▸ GIVEN REQUEST
Answer with a single number: how many lines in the listing below include "chart"?

▸ SOURCE MATERIAL
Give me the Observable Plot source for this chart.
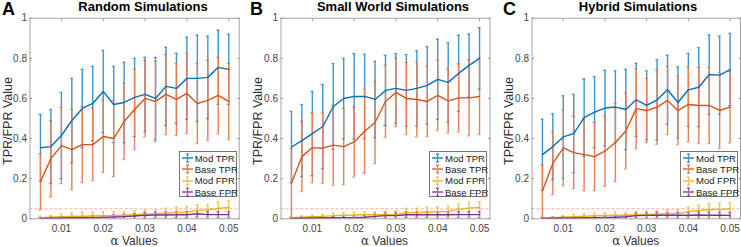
<!DOCTYPE html>
<html><head><meta charset="utf-8">
<script src="https://cdn.jsdelivr.net/npm/d3@7"></script>
<script src="https://cdn.jsdelivr.net/npm/@observablehq/plot@0.6"></script>
<style>
body{margin:0;background:#fff;font-family:"Liberation Sans",Arial,sans-serif;}
#root{position:relative;width:741px;height:247px;overflow:hidden;background:#fff;}
.abs{position:absolute;white-space:nowrap;}
.letter{font-weight:bold;font-size:18px;color:#000;}
.title{font-weight:bold;font-size:13px;color:#000;transform:translateX(-50%);}
.xlab{font-size:12px;line-height:13px;color:#333;transform:translateX(-50%);}
.xlab .al{font-family:"DejaVu Serif","Liberation Serif",serif;font-style:normal;}
.ylab{font-size:12.5px;color:#333;transform:translate(-50%,-50%) rotate(-90deg);}
.legend{border:1px solid #777;background:#fff;font-size:9.5px;color:#222;box-sizing:border-box;padding:1px 0 0 2px;}
.legend .row{display:flex;align-items:center;height:11.3px;}
.legend svg{margin-right:2px;flex:none;}
</style></head><body><div id="root"></div>
<script>
// ---- data ----
const alphas = [0.005,0.0075,0.01,0.0125,0.015,0.0175,0.02,0.0225,0.025,0.0275,0.03,0.0325,0.035,0.0375,0.04,0.0425,0.045,0.0475,0.05];
const seriesNames = ["Mod TPR","Base TPR","Mod FPR","Base FPR"];
const seriesColors = ["#0072BD","#D95319","#EDB120","#7E2F8E"];
const barColors = ["#3F95CD","#E4805A","#F1C454","#9A5FA7"];
const panelLetters = ["A","B","C"];
const panelTitles = ["Random Simulations","Small World Simulations","Hybrid Simulations"];
const xTicks = [0.01,0.02,0.03,0.04,0.05];
const yTicks = [0,0.2,0.4,0.6,0.8,1];
const fprThreshold = [0.05];

const randomModTPR     = [0.354,0.36,0.415,0.49,0.55,0.575,0.635,0.57,0.58,0.605,0.62,0.60,0.66,0.65,0.70,0.70,0.705,0.755,0.745];
const randomModTPRErr  = [0.166,0.185,0.215,0.21,0.195,0.185,0.205,0.19,0.20,0.195,0.185,0.205,0.195,0.175,0.205,0.215,0.205,0.185,0.175];
const randomBaseTPR    = [0.185,0.30,0.365,0.345,0.37,0.37,0.41,0.40,0.485,0.545,0.60,0.585,0.62,0.595,0.625,0.575,0.59,0.615,0.585];
const randomBaseTPRErr = [0.14,0.19,0.19,0.2,0.19,0.18,0.18,0.19,0.19,0.2,0.19,0.2,0.2,0.18,0.2,0.2,0.2,0.19,0.19];
const randomModFPR     = [0.006,0.008,0.01,0.012,0.013,0.014,0.015,0.016,0.018,0.02,0.024,0.025,0.028,0.031,0.033,0.042,0.045,0.052,0.056];
const randomModFPRErr  = [0.007,0.008,0.013,0.018,0.02,0.019,0.021,0.02,0.018,0.02,0.021,0.02,0.025,0.027,0.029,0.029,0.026,0.031,0.034];
const randomBaseFPR    = [0.002,0.003,0.004,0.005,0.005,0.006,0.007,0.009,0.011,0.014,0.018,0.019,0.019,0.02,0.02,0.025,0.021,0.021,0.021];
const randomBaseFPRErr = [0.004,0.005,0.006,0.007,0.007,0.008,0.009,0.01,0.011,0.012,0.014,0.014,0.014,0.014,0.015,0.016,0.015,0.015,0.015];

const smallWorldModTPR     = [0.358,0.39,0.425,0.46,0.56,0.60,0.61,0.61,0.595,0.64,0.65,0.64,0.65,0.665,0.695,0.68,0.725,0.765,0.80];
const smallWorldModTPRErr  = [0.178,0.18,0.21,0.21,0.214,0.20,0.213,0.21,0.19,0.175,0.173,0.178,0.188,0.193,0.2,0.198,0.19,0.155,0.153];
const smallWorldBaseTPR    = [0.177,0.31,0.355,0.352,0.367,0.36,0.383,0.436,0.48,0.585,0.63,0.60,0.595,0.585,0.615,0.588,0.603,0.603,0.61];
const smallWorldBaseTPRErr = [0.172,0.175,0.175,0.175,0.2,0.19,0.175,0.21,0.205,0.18,0.17,0.18,0.185,0.175,0.175,0.16,0.17,0.19,0.19];
const smallWorldModFPR     = [0.006,0.008,0.01,0.012,0.016,0.018,0.019,0.02,0.02,0.02,0.021,0.03,0.031,0.033,0.035,0.037,0.048,0.053,0.057];
const smallWorldModFPRErr  = [0.006,0.007,0.008,0.01,0.012,0.013,0.014,0.015,0.015,0.018,0.018,0.022,0.022,0.025,0.025,0.026,0.026,0.03,0.028];
const smallWorldBaseFPR    = [0.002,0.003,0.004,0.005,0.005,0.006,0.006,0.008,0.012,0.016,0.016,0.02,0.02,0.02,0.02,0.02,0.021,0.021,0.021];
const smallWorldBaseFPRErr = [0.004,0.005,0.006,0.007,0.007,0.008,0.009,0.01,0.011,0.012,0.013,0.014,0.014,0.014,0.015,0.015,0.015,0.015,0.015];

const hybridModTPR     = [0.32,0.36,0.408,0.425,0.504,0.532,0.552,0.557,0.545,0.593,0.565,0.593,0.643,0.58,0.643,0.656,0.719,0.716,0.744];
const hybridModTPRErr  = [0.177,0.164,0.205,0.195,0.193,0.177,0.188,0.18,0.2,0.182,0.172,0.2,0.172,0.177,0.182,0.197,0.198,0.194,0.18];
const hybridBaseTPR    = [0.138,0.276,0.354,0.33,0.32,0.31,0.337,0.38,0.438,0.549,0.54,0.557,0.59,0.54,0.57,0.565,0.565,0.54,0.557];
const hybridBaseTPRErr = [0.13,0.155,0.19,0.18,0.18,0.17,0.175,0.195,0.19,0.2,0.16,0.186,0.17,0.17,0.185,0.19,0.19,0.19,0.178];
const hybridModFPR     = [0.004,0.006,0.008,0.011,0.013,0.015,0.017,0.018,0.018,0.02,0.022,0.023,0.025,0.026,0.035,0.042,0.045,0.047,0.049];
const hybridModFPRErr  = [0.005,0.006,0.008,0.011,0.013,0.013,0.014,0.015,0.015,0.016,0.017,0.018,0.02,0.02,0.023,0.027,0.031,0.031,0.03];
const hybridBaseFPR    = [0.002,0.003,0.004,0.004,0.005,0.006,0.007,0.008,0.01,0.016,0.017,0.018,0.018,0.018,0.018,0.019,0.018,0.018,0.017];
const hybridBaseFPRErr = [0.004,0.004,0.005,0.006,0.006,0.007,0.008,0.009,0.01,0.012,0.013,0.014,0.013,0.014,0.014,0.015,0.015,0.015,0.015];

const panels = [
  [[randomModTPR,randomModTPRErr],[randomBaseTPR,randomBaseTPRErr],[randomModFPR,randomModFPRErr],[randomBaseFPR,randomBaseFPRErr]],
  [[smallWorldModTPR,smallWorldModTPRErr],[smallWorldBaseTPR,smallWorldBaseTPRErr],[smallWorldModFPR,smallWorldModFPRErr],[smallWorldBaseFPR,smallWorldBaseFPRErr]],
  [[hybridModTPR,hybridModTPRErr],[hybridBaseTPR,hybridBaseTPRErr],[hybridModFPR,hybridModFPRErr],[hybridBaseFPR,hybridBaseFPRErr]]
];

// ---- layout ----
const root = document.getElementById("root");
const layout = [
  {left:0,   width:247, ml:29.5, mr:8.3, title:143, letter:2},
  {left:250.5, width:247, ml:29.5, mr:8.5, title:393, letter:250},
  {left:501, width:240, ml:30.5, mr:1, title:638, letter:503}
];
const MT = 17.7, MB = 28.7, H = 247;
const capHalf = 0.00036;
const noText = () => "";

function addDiv(cls, html, style) {
  const d = document.createElement("div");
  d.className = "abs " + cls;
  d.innerHTML = html;
  Object.assign(d.style, style);
  root.appendChild(d);
  return d;
}

panels.forEach((series, p) => {
  const L = layout[p];
  const barMarks = [], capMarks = [], lineMarks = [];
  series.forEach(([mean, err], k) => {
    const rows = alphas.map((a, j) => ({x:a, y:mean[j], lo:mean[j]-err[j], hi:mean[j]+err[j]}));
    const c = seriesColors[k], bc = barColors[k];
    barMarks.push(Plot.ruleX(rows, {x:"x", y1:"lo", y2:"hi", stroke:bc, strokeWidth:1.4, clip:true}));
    capMarks.push(
      Plot.ruleY(rows, {y:"hi", x1:d=>d.x-capHalf, x2:d=>d.x+capHalf, stroke:c, strokeOpacity:0.55, strokeWidth:1.3, clip:true}),
      Plot.ruleY(rows, {y:"lo", x1:d=>d.x-capHalf, x2:d=>d.x+capHalf, stroke:c, strokeOpacity:0.55, strokeWidth:1.3, clip:true})
    );
    lineMarks.push(Plot.line(rows, {x:"x", y:"y", stroke:c, strokeWidth:1.4}));
  });
  const marks = [
    Plot.ruleY(fprThreshold, {stroke:"#F4A3A3", strokeWidth:0.9, strokeDasharray:"3,2"}),
    ...barMarks, ...capMarks, ...lineMarks,
    Plot.frame({stroke:"#9a9a9a", strokeWidth:0.9}),
    Plot.axisX({ticks:xTicks, tickSize:-2.5, tickPadding:8.5, tickFormat:d3.format(".2f"), fontSize:10, color:"#444", stroke:"#9a9a9a", label:null}),
    Plot.axisX({ticks:xTicks, anchor:"top", tickSize:-2.5, tickFormat:noText, stroke:"#9a9a9a", label:null}),
    Plot.axisY({ticks:yTicks, tickSize:-2.5, tickPadding:5.5, tickFormat:d=>String(d), fontSize:10, color:"#444", stroke:"#9a9a9a", label:null}),
    Plot.axisY({ticks:yTicks, anchor:"right", tickSize:-2.5, tickFormat:noText, stroke:"#9a9a9a", label:null})
  ];
  const chart = Plot.plot({
    width:L.width, height:H,
    marginLeft:L.ml, marginRight:L.mr, marginTop:MT, marginBottom:MB,
    x:{domain:[0.0025,0.0525], label:null},
    y:{domain:[0,1], label:null},
    style:{fontFamily:"Liberation Sans, Arial, sans-serif", background:"transparent", overflow:"visible"},
    marks
  });
  chart.style.position = "absolute";
  chart.style.left = L.left + "px";
  chart.style.top = "0px";
  root.appendChild(chart);

  const axL = L.left + L.ml, axR = L.left + L.width - L.mr;
  addDiv("letter", panelLetters[p], {left:L.letter+"px", top:"-1px"});
  addDiv("title", panelTitles[p], {left:L.title+"px", top:"-1px"});
  addDiv("xlab", '<span class="al">α</span> Values', {left:((axL+axR)/2)+"px", top:"235px"});
  addDiv("ylab", "TPR/FPR Value", {left:(L.left+7.5)+"px", top:"121px"});

  const leg = addDiv("legend", "", {left:(axR-60)+"px", top:"150.5px", width:"58px", height:"46.5px"});
  seriesNames.forEach((name, k) => {
    const c = seriesColors[k];
    const row = document.createElement("div");
    row.className = "row";
    row.innerHTML = `<svg width="11" height="10"><line x1="0" x2="11" y1="5" y2="5" stroke="${c}" stroke-width="1.3"/><line x1="5.5" x2="5.5" y1="1" y2="9" stroke="${barColors[k]}" stroke-width="1.2"/><line x1="4" x2="7" y1="1" y2="1" stroke="${c}" stroke-width="1"/><line x1="4" x2="7" y1="9" y2="9" stroke="${c}" stroke-width="1"/></svg><span>${name}</span>`;
    leg.appendChild(row);
  });
});
</script></body></html>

▸ SOLUTION BELOW
6